Normalization is a core data preparation process used to make information more consistent, comparable, and ready for analysis.

Definition

Normalization is the process of converting raw data into a standardized structure, format, or scale so it can be used consistently across systems and datasets. In web scraping, it often involves aligning product names, currencies, date formats, measurement units, and attribute labels collected from multiple websites. In machine learning and AI workflows, normalization can also refer to scaling numeric values into a common range so that algorithms are not biased toward larger numbers.
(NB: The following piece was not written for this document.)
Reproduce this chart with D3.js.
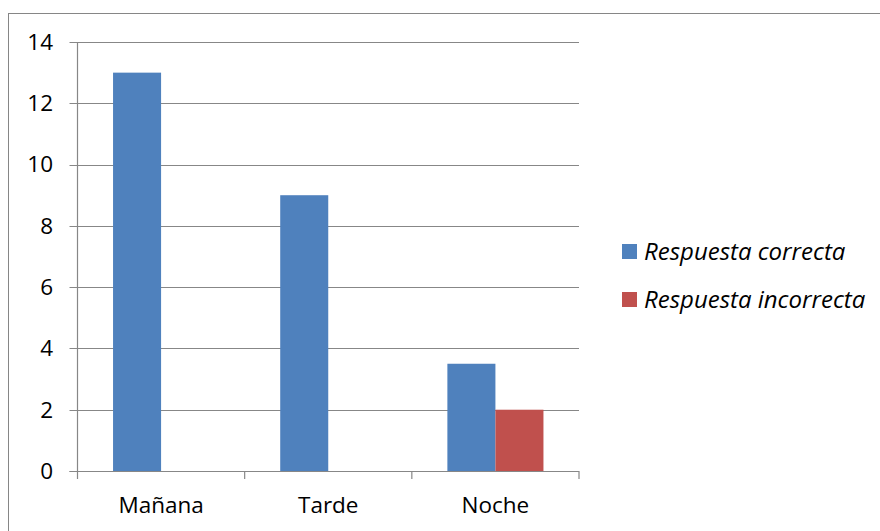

By reducing inconsistencies and duplicate variations, normalization makes data easier to combine, search, analyze, and automate.

Pros

  • Improves consistency across data collected from different websites, regions, or platforms.
  • Reduces manual cleaning work before analysis or reporting.
  • Makes scraped data easier to compare, merge, and visualize.
  • Helps machine learning models perform better by keeping feature scales balanced.
  • Can reduce redundancy and improve storage efficiency in structured databases.

Cons

  • Can require significant preprocessing time for large datasets.
  • May introduce errors if incorrect formatting rules are applied.
  • Complex normalization pipelines can be difficult to maintain over time.
  • Over-normalizing data may remove useful detail or context.
  • Requires careful handling when combining data from multiple countries, languages, or formats.

Use Cases

  • Standardizing prices, currencies, and product attributes across e-commerce websites.
  • Cleaning scraped CAPTCHA-solving performance logs for analytics dashboards.
  • Preparing bot detection datasets for AI and machine learning training.
  • Converting inconsistent date, time, and location formats in automation workflows.
  • Organizing extracted web data before loading it into ETL pipelines, BI tools, or databases.